Üretimde yüzde 40 oranında, ihracat malı üretiminde ise yüzde 70 oranında ithal girdi kullanıyoruz. Bu nedenle ithalat yaptığımız ülkelerde istihdam yaratıyoruz. Bizde de işsizlik artıyor. Atıl işsizlik oranı ortalama yüzde 25''tir. 17 milyon insanımız çalışmıyor veya çalışma imkânı bulamıyor. Beşeri sermayeyi etkin kullanamıyoruz. Dahası beyin göçü hızlandı. Bu şartlarda sittin sene gelişme beklemeyelim.

Açık dış borçları artırdı

Üretim yapabilmek için aramalı ve hammadde ithal etmek zorundayız. İthalatın finansmanı zorunlu olarak dış borçla yapılıyor.
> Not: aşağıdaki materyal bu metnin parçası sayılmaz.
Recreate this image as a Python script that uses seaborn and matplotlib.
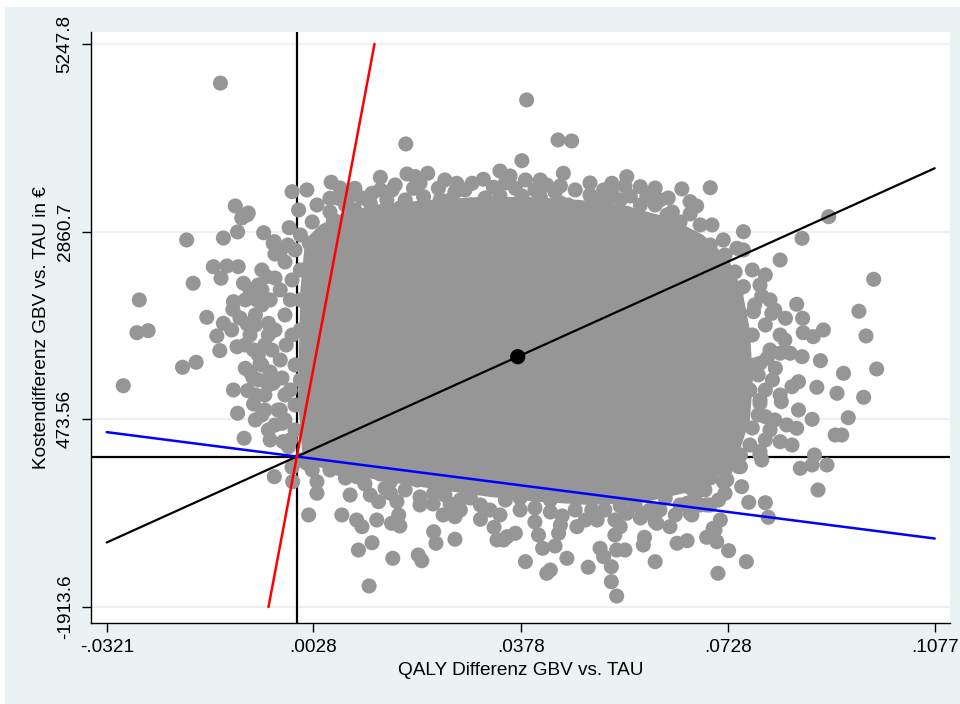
import matplotlib
matplotlib.use("Agg")
import matplotlib.pyplot as plt
from matplotlib.patches import Rectangle
import seaborn as sns

sns.set_theme(style="white")
plt.rcParams['font.family'] = ['Liberation Sans', 'DejaVu Sans']

# ---- data ----
qaly_diff = [
    -0.0129, -0.0008, 0.0017, -0.0104, -0.0084, -0.0093, 0.0003, 0.0034, -0.0100, -0.0056,
    -0.0013, -0.0186, -0.0124, 0.0058, -0.0082, -0.0040, -0.0028, -0.0037, -0.0141, -0.0118,
    -0.0099, -0.0128, -0.0175, -0.0266, -0.0270, -0.0251, -0.0152, -0.0135, -0.0130, -0.0101,
    -0.0193, -0.0170, -0.0293, -0.0107, -0.0083, -0.0100, -0.0089, -0.0073, -0.0054, -0.0087,
    -0.0074, -0.0090, -0.0107, -0.0108, -0.0084, -0.0124, -0.0110, -0.0073, -0.0051, -0.0048,
    -0.0062, -0.0040, -0.0028, -0.0025, -0.0011, -0.0018, -0.0011, -0.0003, 0.0006, -0.0068,
    -0.0059,
    0.0184, 0.0388, 0.0380, 0.0343, 0.0360, 0.0386, 0.0186, 0.0200, 0.0221, 0.0141,
    0.0098, 0.0127, 0.0239, 0.0270, 0.0296, 0.0315, 0.0332, 0.0369, 0.0197, 0.0214,
    0.0056, 0.0070, 0.0062, 0.0152, 0.0124, -0.0038, 0.0021, 0.0441, 0.0464, 0.0450,
    0.0557, 0.0532, 0.0580, 0.0650, 0.0698, 0.0664, 0.0675, 0.0664, 0.0591, 0.0563,
    0.0518, 0.0526, 0.0470, 0.0495, 0.0422, 0.0625, 0.0701, 0.0754, 0.0720, 0.0557,
    0.0602, 0.0535, 0.0743, 0.0898, 0.0853, 0.0259, 0.0293, 0.0343, 0.0411, 0.0445,
    0.0487, 0.0605, 0.0174, 0.0098, 0.0360,
    0.0712, 0.0816, 0.0754, 0.0974, 0.0785, 0.0754, 0.0743, 0.0844, 0.0949, 0.0854,
    0.0802, 0.0825, 0.0771, 0.0889, 0.0872, 0.0855, 0.0961, 0.0884, 0.0979, 0.0923,
    0.0833, 0.0853, 0.0816, 0.0794, 0.0808, 0.0782, 0.0878, 0.0836, 0.0847, 0.0912,
    0.0957, 0.0818, 0.0847, 0.0870, 0.0931, 0.0909, 0.0920, 0.0836, 0.0844, 0.0816,
    0.0827, 0.0791, 0.0782, 0.0874, 0.0895, 0.0850, 0.0765, 0.0782, 0.0870, 0.0769,
    0.0779, 0.0769, 0.0749, 0.0740,
    0.0880, 0.0751, 0.0763, 0.0791, 0.0796, 0.0715, 0.0706, 0.0692, 0.0709, 0.0729,
    0.0759, 0.0711, 0.0605, 0.0630, 0.0642, 0.0659, 0.0746, 0.0720, 0.0723, 0.0698,
    0.0659, 0.0664, 0.0605, 0.0585, 0.0386, 0.0422, 0.0428, 0.0492, 0.0456, 0.0531,
    0.0531, 0.0540, 0.0512, 0.0540, 0.0554, 0.0587, 0.0415, 0.0436, 0.0518, 0.0537,
    0.0546, 0.0507, 0.0473, 0.0442, 0.0408, 0.0369, 0.0349, 0.0703, 0.0667, 0.0585,
    0.0608, 0.0782, 0.0785, 0.0749, 0.0726, 0.0692, 0.0647, 0.0661, 0.0687, 0.0619,
    0.0557, 0.0498, 0.0473, 0.0428, 0.0377, 0.0310, 0.0512, 0.0588, 0.0681, 0.0448,
    0.0546, 0.0276, 0.0402,
    -0.0038, -0.0007, -0.0008, 0.0034, 0.0034, 0.0020, 0.0076, 0.0101, 0.0110, 0.0135,
    0.0160, 0.0174, 0.0172, 0.0127, 0.0104, 0.0162, 0.0205, 0.0211, 0.0122, 0.0231,
    0.0235, 0.0267, 0.0247, 0.0267, 0.0230, 0.0259, 0.0310, 0.0338, 0.0355, 0.0333,
    0.0090, 0.0124, 0.0138, 0.0169, 0.0149, 0.0203, 0.0017, 0.0042, -0.0023, -0.0014,
    0.0070, 0.0101, 0.0158, 0.0158, 0.0231, 0.0186,
    # dense ring around the centre
    0.0082, 0.0110, 0.0161, 0.0183, 0.0242, 0.0267, 0.0318, 0.0338, 0.0380, 0.0402,
    0.0436, 0.0458, 0.0504, 0.0546, 0.0580, 0.0613, 0.0634, 0.0647, 0.0681, 0.0698,
    0.0723, 0.0056, 0.0208, 0.0026, 0.0043,
    0.0006, -0.0015, -0.0003, -0.0020, -0.0008, -0.0028, -0.0045, -0.0020, -0.0037, -0.0008,
    -0.0054, -0.0028, -0.0003, -0.0045, -0.0020, -0.0054, -0.0003, -0.0037, -0.0011, -0.0070,
    -0.0079, -0.0065, -0.0045, 0.0006, 0.0006, 0.0006, -0.0065,
    0.0769, 0.0782, 0.0773, 0.0799, 0.0791, 0.0816, 0.0799, 0.0773, 0.0803, 0.0791,
    0.0816, 0.0779, 0.0799, 0.0765, 0.0740, 0.0723, 0.0698,
    0.0056, 0.0082, 0.0115, 0.0141, 0.0183, 0.0208, 0.0250, 0.0293, 0.0326, 0.0352,
    0.0377, 0.0402, 0.0428, 0.0470, 0.0487, 0.0520, 0.0537, 0.0571, 0.0596, 0.0622,
    0.0639, 0.0672, 0.0689, 0.0712, 0.0026, 0.0006,
    -0.0059, -0.0037, -0.0079, -0.0059, -0.0087, -0.0070, -0.0096, -0.0048, -0.0065, -0.0087,
    -0.0042, -0.0059, -0.0079, -0.0025, -0.0048, -0.0070, -0.0032, -0.0059, -0.0020, -0.0048,
    -0.0070,
    0.0166, 0.0208, 0.0250, 0.0284, 0.0352, 0.0411, 0.0445, 0.0495, 0.0554, 0.0605,
    0.0627, 0.0532, 0.0141, 0.0090, 0.0073,
    0.0791, 0.0807, 0.0824, 0.0782, 0.0807, 0.0791,
    0.0276, 0.0343, 0.0445, 0.0580, 0.0613, 0.0681, 0.0208,
]
cost_diff = [
    4750, 3369, 3391, 3187, 3073, 3035, 3136, 3200, 2857, 2847,
    2911, 2755, 2780, 3489, 3098, 2713, 2606, 2577, 2415, 2424,
    2415, 2268, 2204, 1992, 1576, 1601, 1771, 1534, 1347, 1397,
    1136, 1199, 901, 847, 838, 551, 233, 669, 592, 1123,
    1003, 2204, 1970, 1873, 1686, 1695, 1610, 1356, 2288, 1695,
    1186, 932, 592, 423, 1992, 1419, 847, 338, 2373, 1992,
    2119,
    3976, 4536, 3763, 3632, 3569, 3518, 3594, 3560, 3603, 3552,
    3412, 3349, 3412, 3476, 3476, 3527, 3425, 3412, 3412, 3305,
    3285, 3285, 3009, 3264, 3222, 2733, 2713, 4027, 4014, 3603,
    3560, 3476, 3433, 3404, 3420, 3242, 3187, 3086, 3314, 3314,
    3391, 3272, 3391, 3327, 3454, 3073, 2946, 2860, 2755, 3094,
    2988, 3094, 2649, 3051, 2776, 3264, 3200, 3315, 3302, 3225,
    3162, 3200, 3162, 3137, 3200,
    2500, 2500, 2628, 2255, 2042, 2161, 2097, 1937, 1848, 1759,
    1822, 1759, 1843, 1610, 1525, 1576, 1534, 1220, 1114, 1059,
    1314, 1270, 1314, 1250, 1123, 1186, 881, 889, 952, 805,
    754, 698, 592, 474, 494, 274, 274, 147, 360, 189,
    402, 507, 20, 20, -107, -149, 847, 678, -107, 1546,
    1038, 363, 20, 2348,
    -425, -383, -582, -587, -773, -807, -934, -1027, -1083, -1197,
    -1337, -1485, -1337, -892, -1103, -1070, -129, -320, -467, -616,
    -595, -722, -828, -1125, -1337, -1485, -1443, -1408, -1294, -1401,
    -1592, -1774, -1167, -1189, -1189, -1027, -1167, -1138, -1274, -998,
    -892, -807, -892, -976, -998, -976, -1061, -913, -743, -722,
    -849, 62, -44, -129, -298, -616, -616, -383, -129, -129,
    -722, -680, -531, -553, -680, -616, -451, -489, -324, -756,
    -629, -553, -832,
    -256, -320, -137, -320, -467, -743, -743, -807, -892, -807,
    -849, -883, -743, -1096, -1189, -1294, -1252, -1325, -1646, -956,
    -1103, -1052, -743, -765, -603, -603, -798, -1061, -1019, -900,
    -489, -489, -574, -574, -404, -298, -86, -35, 189, 126,
    -149, -256, -320, -467, -467, -193,
    # dense ring around the centre
    3200, 3289, 3391, 3264, 3264, 3365, 3289, 3187, 3314, 3391,
    3365, 3200, 3264, 3264, 3200, 3264, 3111, 2984, 2946, 2691,
    2564, 3111, 3111, 2984, 2818,
    2818, 2691, 2628, 2475, 2246, 2119, 1992, 1801, 1610, 1546,
    1419, 1228, 1165, 1076, 783, 783, 656, 401, 211, 1801,
    1546, 974, 211, 1992, 974, 1610, 2182,
    2373, 2182, 1928, 1992, 1673, 1546, 1355, 1165, 974, 847,
    783, 529, 338, 147, -44, -171, -273,
    -171, -273, -349, -222, -425, -514, -489, -527, -680, -553,
    -527, -654, -705, -680, -807, -680, -807, -616, -680, -527,
    -743, -489, -425, -553, -171, -44,
    2373, 2271, 2119, 1928, 1992, 1673, 1763, 1546, 1292, 1419,
    1355, 1165, 1076, 999, 910, 783, 592, 529, 465, 338,
    465,
    3454, 3480, 3518, 3391, 3480, 3518, 3442, 3480, 3442, 3416,
    3289, 3353, 3391, 3314, 3416,
    2310, 1864, 1483, 720, 465, 211,
    -680, -743, -871, -781, -680, -616, -616,
]

# outline of the solid, fully overplotted centre of the cloud
core_qaly = [0.0014, 0.0039, 0.0082, 0.0141, 0.0225, 0.0310, 0.0394, 0.0478, 0.0563, 0.0630,
             0.0686, 0.0728, 0.0752, 0.0765, 0.0770, 0.0765, 0.0748, 0.0715, 0.0656, 0.0580,
             0.0495, 0.0411, 0.0326, 0.0242, 0.0166, 0.0090, 0.0036, 0.0009, 0.0002, 0.0004,
             0.0006]
core_cost = [2755, 2946, 3111, 3213, 3264, 3302, 3302, 3264, 3174, 3034,
             2818, 2526, 2119, 1610, 974, 465, 84, -235, -463, -591,
             -616, -578, -514, -425, -336, -235, -133, 58, 720, 1483,
             2119]

mean_qaly = 0.0373
mean_cost = 1270
slope_red = 400000
slope_blue = -9680

x_ticks = [-0.0321, 0.0028, 0.0378, 0.0728, 0.1077]
x_ticklabels = ['-.0321', '.0028', '.0378', '.0728', '.1077']
y_ticks = [-1913.6, 473.56, 2860.7, 5247.8]
y_ticklabels = ['-1913.6', '473.56', '2860.7', '5247.8']

x_label = 'QALY Differenz GBV vs. TAU'
y_label = 'Kostendifferenz GBV vs. TAU in €'

# ---- figure ----
BG = '#EAF2F3'
GRAY = '#969696'
FS = 13.7

fig = plt.figure(figsize=(9.6, 7.04), dpi=100, facecolor='white')
fig.patches.append(Rectangle((5 / 960, 0), 955 / 960, 697 / 704, transform=fig.transFigure,
                             facecolor=BG, edgecolor='none', zorder=-5))
ax = fig.add_axes([91 / 960, 1 - 623 / 704, 859 / 960, 591 / 704])
ax.set_facecolor('white')

x_lo, x_hi = x_ticks[0], x_ticks[-1]
y_lo, y_hi = y_ticks[0], y_ticks[-1]

# reference lines at zero (behind the cloud)
ax.axhline(0, color='black', lw=1.6, zorder=1)
ax.axvline(0, color='black', lw=1.6, zorder=1)

# dense core + simulated points
ax.fill(core_qaly, core_cost, color=GRAY, lw=0, zorder=2)
sns.scatterplot(x=qaly_diff, y=cost_diff, color=GRAY, s=118, edgecolor='none', linewidth=0,
                ax=ax, zorder=3, legend=False)

# ICER line through the mean, and the two bound lines
slope_mean = mean_cost / mean_qaly
sns.lineplot(x=[x_lo, x_hi], y=[slope_mean * x_lo, slope_mean * x_hi], color='black',
             lw=1.6, ax=ax, zorder=4, estimator=None, sort=False)
sns.lineplot(x=[x_lo, x_hi], y=[slope_blue * x_lo, slope_blue * x_hi], color='#0000FF',
             lw=1.8, ax=ax, zorder=4, estimator=None, sort=False)
sns.lineplot(x=[y_lo / slope_red, y_hi / slope_red], y=[y_lo, y_hi], color='#FF0000',
             lw=1.8, ax=ax, zorder=4, estimator=None, sort=False, orient='y')
sns.scatterplot(x=[mean_qaly], y=[mean_cost], color='black', s=120, edgecolor='none',
                ax=ax, zorder=5, legend=False)

ax.set_xlim(-0.03475, 0.11028)
ax.set_ylim(-2117, 5400)

ax.set_xticks(x_ticks)
ax.set_xticklabels(x_ticklabels, fontsize=FS)
ax.set_yticks(y_ticks)
ax.set_yticklabels(y_ticklabels, fontsize=FS, rotation=90, va='center')
ax.tick_params(axis='both', direction='out', length=6.5, width=1, color='black',
               labelcolor='black', pad=5, bottom=True, left=True)
ax.tick_params(axis='y', pad=6)

ax.yaxis.grid(True, color=BG, lw=1.5)
ax.xaxis.grid(False)
ax.set_axisbelow(True)

for side in ['top', 'right']:
    ax.spines[side].set_visible(False)
for side in ['left', 'bottom']:
    ax.spines[side].set_color('black')
    ax.spines[side].set_linewidth(1.0)

ax.set_xlabel(x_label, fontsize=FS, color='black', labelpad=4)
ax.set_ylabel(y_label, fontsize=FS, color='black', labelpad=5)

fig.savefig('out.png', dpi=100, facecolor=fig.get_facecolor())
Çünkü döviz yaratmıyoruz, döviz açığımız var, ayrıca kalıcı doğrudan yabancı sermaye girişi yoktur. Bu şartlarda cari açığın önemli bir kısmı dış borca yansıyor. Ülke riski yüksek olduğu için de yüksek faizle dış borç alıyoruz. Yüksek faiz üretim maliyetlerini artırıyor. Daha fazla kaynak kaybına neden oluyor.

Mutlak yoksullaşma olur

Cari açık, ülkeden kaynak çıkışı demektir. Cari açık kısmen dış borca çevrildiği için etkisi kısa dönemde görülmez. Dış borç birikir. Ülke net dış borç ödeme durumuna gelince bu defa kaynak çıkışı olur. Servet transferi olur. Ülke yoksullaşır. Eğer anapara ve faiz olarak dış borç mürettebatının GSYH''ya oranı büyüme oranından daha büyük olursa, mutlak yoksullaşma olur.

Özetle; cari açık ekonomide istikrarın ve gelişmenin önünde engeldir. AKP iktidarı 19 senedir bu engeli göremedi veya gördü kaldırmak işine gelmedi. Bugün AKP''nin kaybında ekonomik sorunlar öne geçti.

Eğer iktidar akıllı olsaydı; dini siyasi alanda kullanmayı artırmak, hukuk ve demokrasiyi rafa kaldırmak, vesayet kaldırıyorum diye parti devleti kurarak Meclisi dışlayarak kendi vesayet rejimini getirmek yerine, cari açık sorununu çözseydi, hem bu kadar hızlı oy kaybetmezdi, hem de halk yoksullaşmazdı.